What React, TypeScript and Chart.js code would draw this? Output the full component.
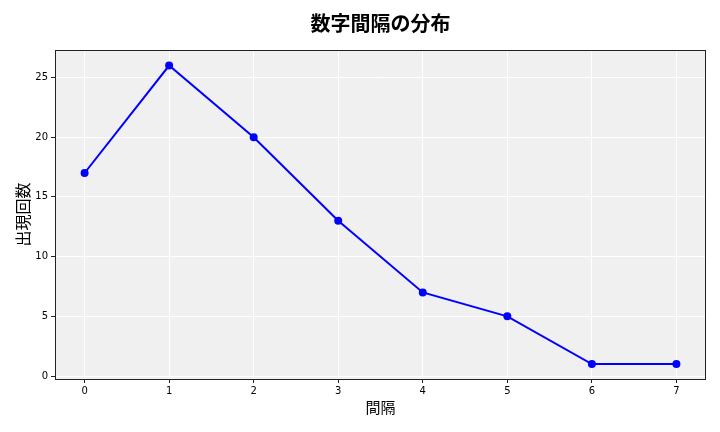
import React, {useEffect, useRef} from "react";
import {Chart, registerables} from "chart.js";

Chart.register(...registerables);

const intervals: number[] = [0, 1, 2, 3, 4, 5, 6, 7];
const counts: number[] = [17, 26, 20, 13, 7, 5, 1, 1];
const xTicks: number[] = [0, 1, 2, 3, 4, 5, 6, 7];
const yTicks: number[] = [0, 5, 10, 15, 20, 25];
const chartTitle = "数字間隔の分布";

const CJK = '"Noto Sans CJK JP", "Noto Sans", sans-serif';
const TICK_FONT = '"DejaVu Sans", sans-serif';

// axes background, frame and a title centred over the axes (like matplotlib)
const plotFrame = {
    id: "plotFrame",
    beforeDraw(chart: Chart) {
        const {ctx, chartArea} = chart;
        ctx.save();
        ctx.fillStyle = "#f0f0f0";
        ctx.fillRect(chartArea.left, chartArea.top, chartArea.right - chartArea.left, chartArea.bottom - chartArea.top);
        ctx.restore();
    },
    afterDraw(chart: Chart) {
        const {ctx, chartArea} = chart;
        ctx.save();
        ctx.strokeStyle = "#222";
        ctx.lineWidth = 1;
        ctx.strokeRect(chartArea.left + 0.5, chartArea.top + 0.5, chartArea.right - chartArea.left - 1, chartArea.bottom - chartArea.top);

        ctx.fillStyle = "#000";
        ctx.font = `bold 20px ${CJK}`;
        ctx.textAlign = "center";
        ctx.textBaseline = "middle";
        ctx.fillText(chartTitle, (chartArea.left + chartArea.right) / 2, 23);
        ctx.restore();
    },
};

const App: React.FC = () => {
    const canvasRef = useRef<HTMLCanvasElement>(null);

    useEffect(() => {
        if (!canvasRef.current) return;
        const ctx = canvasRef.current.getContext("2d");
        if (!ctx) return;

        const chart = new Chart(ctx, {
            type: "line",
            data: {
                datasets: [
                    {
                        label: "出現回数",
                        data: intervals.map((x, i) => ({x, y: counts[i]})),
                        borderColor: "#0000ff",
                        backgroundColor: "#0000ff",
                        borderWidth: 2,
                        pointRadius: 3,
                        pointHoverRadius: 3,
                        tension: 0,
                        clip: false,
                    },
                ],
            },
            options: {
                animation: false,
                responsive: false,
                layout: {padding: {top: 50, right: 14, bottom: 0, left: 0}},
                plugins: {
                    legend: {display: false},
                    tooltip: {enabled: false},
                    title: {display: false},
                },
                scales: {
                    x: {
                        type: "linear",
                        min: -0.35,
                        max: 7.35,
                        afterBuildTicks: (axis: any) => {
                            axis.ticks = xTicks.map(v => ({value: v}));
                        },
                        afterFit: (axis: any) => {
                            axis.height = 53;
                        },
                        grid: {color: "#ffffff", lineWidth: 1, tickColor: "#222", tickLength: 4, drawTicks: true},
                        border: {display: false},
                        ticks: {
                            color: "#000",
                            font: {family: TICK_FONT, size: 10},
                            padding: 2,
                            maxRotation: 0,
                        },
                        title: {
                            display: true,
                            text: "間隔",
                            color: "#000",
                            font: {family: CJK, size: 15, lineHeight: 1.2},
                            padding: {top: 0, bottom: 16},
                        },
                    },
                    y: {
                        type: "linear",
                        min: -0.25,
                        max: 27.3,
                        afterBuildTicks: (axis: any) => {
                            axis.ticks = yTicks.map(v => ({value: v}));
                        },
                        afterFit: (axis: any) => {
                            axis.width = 55;
                        },
                        grid: {color: "#ffffff", lineWidth: 1, tickColor: "#222", tickLength: 4, drawTicks: true},
                        border: {display: false},
                        ticks: {
                            color: "#000",
                            font: {family: TICK_FONT, size: 10},
                            padding: 3,
                        },
                        title: {
                            display: true,
                            text: "出現回数",
                            color: "#000",
                            font: {family: CJK, size: 16, lineHeight: 1.2},
                            padding: {top: 13, bottom: 0},
                        },
                    },
                },
            },
            plugins: [plotFrame],
        });

        return () => {
            chart.destroy();
        };
    }, []);

    return (
        <div style={{position: "absolute", left: 0, top: 0, width: 720, height: 432}}>
            <canvas ref={canvasRef} width={720} height={432}></canvas>
        </div>
    );
};

export default App;
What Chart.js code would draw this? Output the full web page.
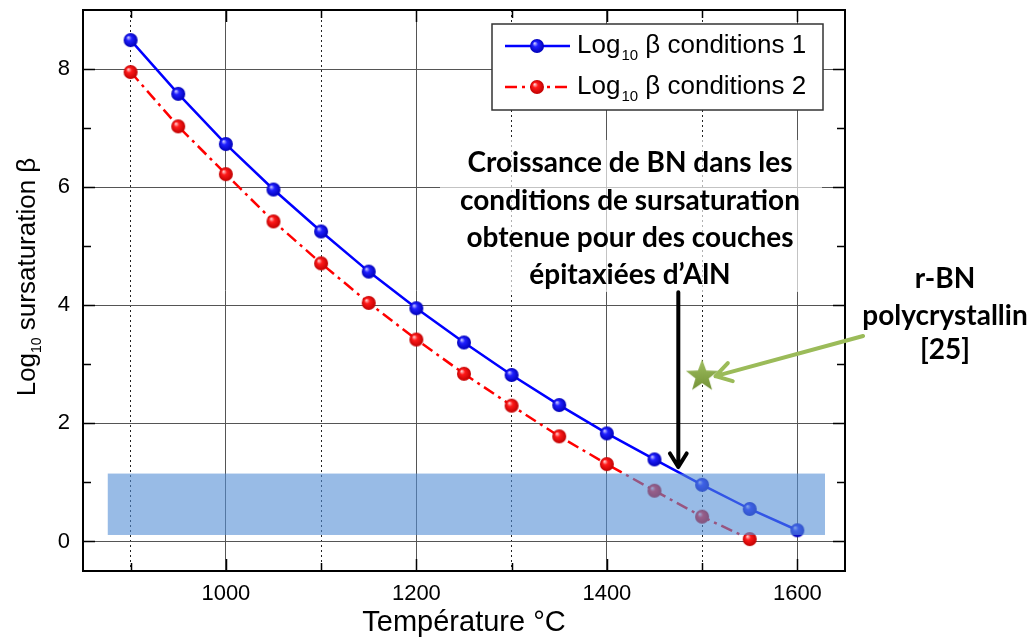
<!DOCTYPE html>
<html>
<head>
<meta charset="utf-8">
<script src="https://cdn.jsdelivr.net/npm/chart.js@4.4.1/dist/chart.umd.min.js"></script>
<style>
  html, body { margin: 0; padding: 0; background: #fff; }
  #wrap { width: 1034px; height: 642px; }
</style>
</head>
<body>
<div id="wrap"><canvas id="chart" width="1034" height="642"></canvas></div>
<script>
// values
const temperatures = [900, 950, 1000, 1050, 1100, 1150, 1200, 1250, 1300, 1350, 1400, 1450, 1500, 1550, 1600];
const logBetaConditions1 = [8.49, 7.58, 6.73, 5.96, 5.25, 4.57, 3.95, 3.37, 2.82, 2.31, 1.83, 1.39, 0.96, 0.55, 0.19];
const logBetaConditions2 = [7.95, 7.03, 6.22, 5.42, 4.71, 4.04, 3.42, 2.84, 2.30, 1.78, 1.31, 0.86, 0.42, 0.04];
const seriesNames = ['conditions 1', 'conditions 2'];
const xMajorTicks = [1000, 1200, 1400, 1600];
const xMinorTicks = [900, 1100, 1300, 1500];
const yMajorTicks = [0, 2, 4, 6, 8];
const yMinorTicks = [1, 3, 5, 7];
const rbnTemperature = [1500];
const rbnLogBeta = [2.8];
const bandTemperatures = [876, 1629];
const bandLogBeta = [0.11, 1.15];
const growthNote = ['Croissance de BN dans les', 'conditions de sursaturation', 'obtenue pour des couches', 'épitaxiées d\u2019AlN'];
const rbnNote = ['r-BN', 'polycrystallin', '[25]'];

const AXIS_FONT = '"Liberation Sans", Arial, sans-serif';
const NOTE_FONT = 'Lato, "Open Sans", sans-serif';

function sphere(light, base, dark, r) {
  const c = document.createElement('canvas');
  c.width = c.height = 2 * r + 2;
  const g = c.getContext('2d');
  const m = r + 1;
  const grad = g.createRadialGradient(m - r * 0.35, m - r * 0.4, r * 0.05, m, m, r);
  grad.addColorStop(0, light);
  grad.addColorStop(0.35, base);
  grad.addColorStop(1, dark);
  g.fillStyle = grad;
  g.beginPath();
  g.arc(m, m, r, 0, Math.PI * 2);
  g.fill();
  return c;
}

function starImage(R, r) {
  const size = 2 * R + 4;
  const c = document.createElement('canvas');
  c.width = c.height = size;
  const g = c.getContext('2d');
  const m = size / 2;
  g.beginPath();
  for (let i = 0; i < 10; i++) {
    const rad = i % 2 === 0 ? R : r;
    const a = -Math.PI / 2 + i * Math.PI / 5;
    const px = m + rad * Math.cos(a), py = m + rad * Math.sin(a);
    if (i === 0) g.moveTo(px, py); else g.lineTo(px, py);
  }
  g.closePath();
  const grad = g.createLinearGradient(0, 0, 0, size);
  grad.addColorStop(0, '#a3c263');
  grad.addColorStop(1, '#6b8a2e');
  g.fillStyle = grad;
  g.fill();
  return c;
}

const blueBall = sphere('#c8c8ff', '#2020ff', '#0000b8', 7);
const redBall = sphere('#ffd0d0', '#ff1a1a', '#c00000', 7);
const greenStar = starImage(17, 7);

function arrow(ctx, x1, y1, x2, y2, color, width, head) {
  const a = Math.atan2(y2 - y1, x2 - x1);
  ctx.save();
  ctx.strokeStyle = color;
  ctx.lineWidth = width;
  ctx.lineCap = 'round';
  ctx.lineJoin = 'round';
  ctx.beginPath();
  ctx.moveTo(x1, y1);
  ctx.lineTo(x2, y2);
  ctx.moveTo(x2 - head * Math.cos(a - 0.55), y2 - head * Math.sin(a - 0.55));
  ctx.lineTo(x2, y2);
  ctx.lineTo(x2 - head * Math.cos(a + 0.55), y2 - head * Math.sin(a + 0.55));
  ctx.stroke();
  ctx.restore();
}

const overlay = {
  id: 'overlay',
  afterDatasetsDraw(chart) {
    const ctx = chart.ctx;
    const xs = chart.scales.x, ys = chart.scales.y;
    const area = chart.chartArea;

    // growth window band, drawn over the curves
    const bx1 = xs.getPixelForValue(bandTemperatures[0]);
    const bx2 = xs.getPixelForValue(bandTemperatures[1]);
    const by1 = ys.getPixelForValue(bandLogBeta[1]);
    const by2 = ys.getPixelForValue(bandLogBeta[0]);
    ctx.save();
    ctx.fillStyle = 'rgba(83, 141, 213, 0.6)';
    ctx.fillRect(bx1, by1, bx2 - bx1, by2 - by1);
    ctx.restore();

    // frame with inner ticks
    ctx.save();
    ctx.strokeStyle = '#000';
    ctx.lineWidth = 2;
    ctx.strokeRect(area.left, area.top, area.right - area.left, area.bottom - area.top);
    ctx.lineWidth = 1.5;
    ctx.beginPath();
    yMinorTicks.forEach(v => {
      const py = Math.round(ys.getPixelForValue(v)) + 0.5;
      ctx.moveTo(area.left, py); ctx.lineTo(area.left + 8, py);
      ctx.moveTo(area.right, py); ctx.lineTo(area.right - 8, py);
    });
    yMajorTicks.forEach(v => {
      const py = Math.round(ys.getPixelForValue(v)) + 0.5;
      ctx.moveTo(area.left, py); ctx.lineTo(area.left + 12, py);
      ctx.moveTo(area.right, py); ctx.lineTo(area.right - 12, py);
    });
    xMajorTicks.forEach(v => {
      const px = Math.round(xs.getPixelForValue(v)) + 0.5;
      ctx.moveTo(px, area.bottom); ctx.lineTo(px, area.bottom - 12);
      ctx.moveTo(px, area.top); ctx.lineTo(px, area.top + 12);
    });
    xMinorTicks.forEach(v => {
      const px = Math.round(xs.getPixelForValue(v)) + 0.5;
      ctx.moveTo(px, area.bottom); ctx.lineTo(px, area.bottom - 8);
      ctx.moveTo(px, area.top); ctx.lineTo(px, area.top + 8);
    });
    ctx.stroke();
    ctx.restore();

    // note box
    ctx.save();
    ctx.fillStyle = 'rgba(255, 255, 255, 0.65)';
    ctx.fillRect(440, 140, 382, 152);
    ctx.fillStyle = '#000';
    ctx.font = 'bold 28px ' + NOTE_FONT;
    ctx.textAlign = 'center';
    ctx.textBaseline = 'middle';
    [163, 201, 238, 275].forEach((y, i) => ctx.fillText(growthNote[i], 630, y));
    ctx.font = 'bold 28px ' + NOTE_FONT;
    [279, 316, 350].forEach((y, i) => ctx.fillText(rbnNote[i], 945, y));
    ctx.restore();

    // arrows
    const ax = xs.getPixelForValue(1475);
    arrow(ctx, ax, ys.getPixelForValue(4.22), ax, ys.getPixelForValue(1.26), '#000', 4, 16);
    arrow(ctx, xs.getPixelForValue(1669), ys.getPixelForValue(3.48),
      xs.getPixelForValue(1514), ys.getPixelForValue(2.80), '#9bbb59', 4, 18);
  },
  afterDraw(chart) {
    const ctx = chart.ctx;
    // y title with subscript
    ctx.save();
    ctx.translate(28, 277);
    ctx.rotate(-Math.PI / 2);
    ctx.fillStyle = '#000';
    ctx.textBaseline = 'middle';
    const big = '26px ' + AXIS_FONT, small = '14px ' + AXIS_FONT;
    ctx.font = big;
    const w1 = ctx.measureText('Log').width;
    const w3 = ctx.measureText(' sursaturation \u03b2').width;
    ctx.font = small;
    const w2 = ctx.measureText('10').width;
    let x = -(w1 + w2 + w3) / 2;
    ctx.font = big; ctx.fillText('Log', x, 0); x += w1;
    ctx.font = small; ctx.fillText('10', x, 9); x += w2;
    ctx.font = big; ctx.fillText(' sursaturation \u03b2', x, 0);
    ctx.restore();

    // legend
    ctx.save();
    ctx.fillStyle = '#fff';
    ctx.fillRect(492, 24, 331, 86);
    ctx.strokeStyle = '#333';
    ctx.lineWidth = 1.5;
    ctx.strokeRect(492, 24, 331, 86);
    const rows = [
      { y: 46, color: '#0000ff', dash: [], img: blueBall, name: seriesNames[0] },
      { y: 87, color: '#ff0000', dash: [12, 5, 3, 5], img: redBall, name: seriesNames[1] }
    ];
    rows.forEach(r => {
      ctx.strokeStyle = r.color;
      ctx.lineWidth = 2.5;
      ctx.setLineDash(r.dash);
      ctx.beginPath();
      ctx.moveTo(505, r.y); ctx.lineTo(570, r.y);
      ctx.stroke();
      ctx.setLineDash([]);
      ctx.drawImage(r.img, 537 - r.img.width / 2, r.y - r.img.height / 2);
      ctx.fillStyle = '#000';
      ctx.textBaseline = 'middle';
      let tx = 577;
      ctx.font = '26px ' + AXIS_FONT;
      ctx.fillText('Log', tx, r.y); tx += ctx.measureText('Log').width + 1;
      ctx.font = '15px ' + AXIS_FONT;
      ctx.fillText('10', tx, r.y + 10); tx += ctx.measureText('10').width;
      ctx.font = '26px ' + AXIS_FONT;
      ctx.fillText(' \u03b2 ' + r.name, tx, r.y);
    });
    ctx.restore();
  }
};

const pointsOf = (xs, ys) => ys.map((y, i) => ({ x: xs[i], y }));
const noPad = s => { s.paddingTop = 0; s.paddingBottom = 0; s.paddingLeft = 0; s.paddingRight = 0; };

new Chart(document.getElementById('chart').getContext('2d'), {
  type: 'line',
  data: {
    datasets: [
      {
        label: 'Log10 \u03b2 ' + seriesNames[1],
        data: pointsOf(temperatures, logBetaConditions2),
        borderColor: '#ff0000',
        borderWidth: 2.5,
        borderDash: [12, 5, 3, 5],
        pointStyle: redBall,
        tension: 0
      },
      {
        label: 'Log10 \u03b2 ' + seriesNames[0],
        data: pointsOf(temperatures, logBetaConditions1),
        borderColor: '#0000ff',
        borderWidth: 2.5,
        pointStyle: blueBall,
        tension: 0
      },
      {
        label: 'r-BN polycrystallin [25]',
        data: pointsOf(rbnTemperature, rbnLogBeta),
        showLine: false,
        pointStyle: greenStar
      }
    ]
  },
  options: {
    responsive: false,
    animation: false,
    events: [],
    layout: { padding: { top: 10, right: 189, left: 0, bottom: 0 } },
    plugins: { legend: { display: false }, tooltip: { enabled: false } },
    scales: {
      x: {
        type: 'linear',
        min: 850,
        max: 1650,
        afterBuildTicks: s => { s.ticks = xMajorTicks.map(v => ({ value: v })); },
        afterFit: s => { s.height = 71; noPad(s); },
        grid: { color: '#555', lineWidth: 1, drawTicks: false },
        border: { display: false },
        ticks: {
          color: '#000', padding: 10, maxRotation: 0,
          font: { family: AXIS_FONT, size: 22 },
          callback: v => String(v)
        },
        title: {
          display: true,
          text: 'Température °C',
          color: '#000',
          padding: { top: 0, bottom: 2 },
          font: { family: AXIS_FONT, size: 29 }
        }
      },
      xMinor: {
        type: 'linear',
        position: 'top',
        min: 850,
        max: 1650,
        afterBuildTicks: s => { s.ticks = xMinorTicks.map(v => ({ value: v })); },
        afterFit: s => { s.height = 0; noPad(s); },
        grid: { color: '#222', lineWidth: 1, drawTicks: false },
        border: { display: false, dash: [2, 3] },
        ticks: { display: false }
      },
      y: {
        type: 'linear',
        min: -0.5,
        max: 9,
        afterBuildTicks: s => { s.ticks = yMajorTicks.map(v => ({ value: v })); },
        afterFit: s => { s.width = 83; noPad(s); },
        grid: { color: '#555', lineWidth: 1, drawTicks: false },
        border: { display: false },
        ticks: { color: '#000', padding: 13, font: { family: AXIS_FONT, size: 22 }, callback: v => String(v) }
      }
    }
  },
  plugins: [overlay]
});
</script>
</body>
</html>
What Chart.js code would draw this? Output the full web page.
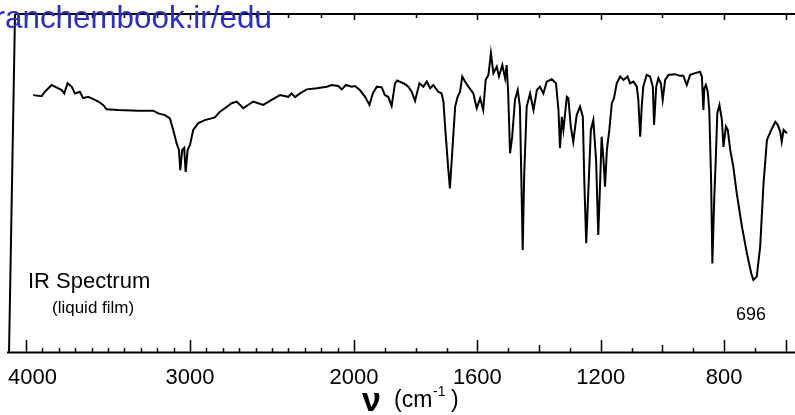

WRITTEN TASK
Repeat the records above exactly, from the first line through the line that contains "Chart.register(...registerables);", and leave out the pictures.

ANSWER TO THIS EXERCISE
What React, TypeScript and Chart.js code would draw this? Output the full component.
import React, {useEffect, useRef} from "react";
import {Chart, registerables} from "chart.js";

Chart.register(...registerables);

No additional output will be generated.